We also performed visual and statistical inspection of the formant outputs to exclude tracking errors from formant analysis. H1*–H2* was calculated based on vowel formant. Thus, tokens with formant tracking errors were also excluded from H1*–H2* analysis. Within each vowel category, we calculated the Mahalanobis distance (De Maesschalck et al. 2000) on the F1–F2 panel between every individual token to the mean of the category. The larger the Mahalanobis distance, the more deviant the vowel is from the center of the category and the more likely there is a tracking error for that vowel. We followed the criterion in Garellek and Esposito (2021) and Seyfarth and Garellek (2018), and regarded tokens with a Mahalanobis distance larger than 6 as an outlier and excluded them from the analysis of vowel quality and H1*–H2*. We also plotted the mean F1 and F2 of the mid-third portion of each vowel and excluded outliers detected by visual inspection. In addition, we manually checked the spectrogram of /u/s with an F2 greater than 1500 Hz. If the F2 tracking was wrong, the /u/ token was discarded from formant and H1*–H2* analysis. The vowel formant plots and the excluded tokens are presented in Figures S2 and S3 and Table S3 in Supplementary Material S3.

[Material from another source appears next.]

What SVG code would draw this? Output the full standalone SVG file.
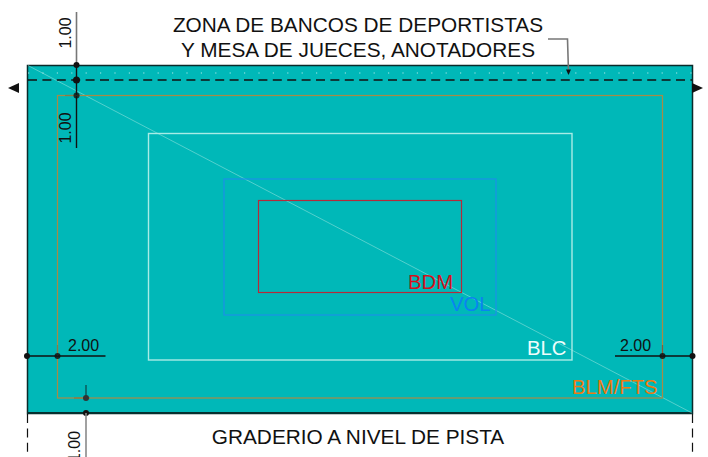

After excluding the tracking errors of F0, F1, and F2, we transformed the values of F0, H1*–H2*, and HNR into z-score to reduce between-speaker variation and increase the power of the statistical analyses. We calculated the log z-score of F0 by first log transforming the F0 in Hertz, then z-scoring it by speaker. We conducted a log transformation of F0 values first because the distribution of F0 was right skewed. The log transformation resulted in a normal distribution of the F0 and increased the validity of the statistical analyses (Keene 1995). Tokens with a z-score exceeding 3 were considered outliers (perhaps from tracking errors) and discarded from the analysis of that measure. Tokens with F0 outliers were excluded from H1*–H2* analysis. We used the log z-score of F0 and the z-score of HNR and duration in the statistical analyses in the following sections. We used the raw value, rather than the z-score, for H1*–H2*, F1, and F2. H1*–H2* went through more steps of outlier exclusion than other parameters, such that the data were no longer balanced by participant or tone. There were more tracking errors for the vowel /u/ than for other vowels. After excluding tracking errors for formants, F1 and F2 became unbalanced by participant and vowel. Using a z-score by participant for H1*–H2*, F1, and F2 could therefore distort the data and obscure the effects. The R code for detecting tracking errors and outliers and all the statistical analyses in the following sections are presented in Supplementary Material S4.

4. Results

4.1. The Acoustic Features of Checked Tones in Citation Forms

Note that in Xiapu Min, checked syllables and checked tones are always associated with each other. Therefore, the results measured from the vowels in checked syllables are equivalent to the results for checked tones. For simplicity, we will refer to the results for checked syllables and checked tones together as the results for checked tones. We chose “checked tone” as the reference because there are two checked tones that need to be differentiated.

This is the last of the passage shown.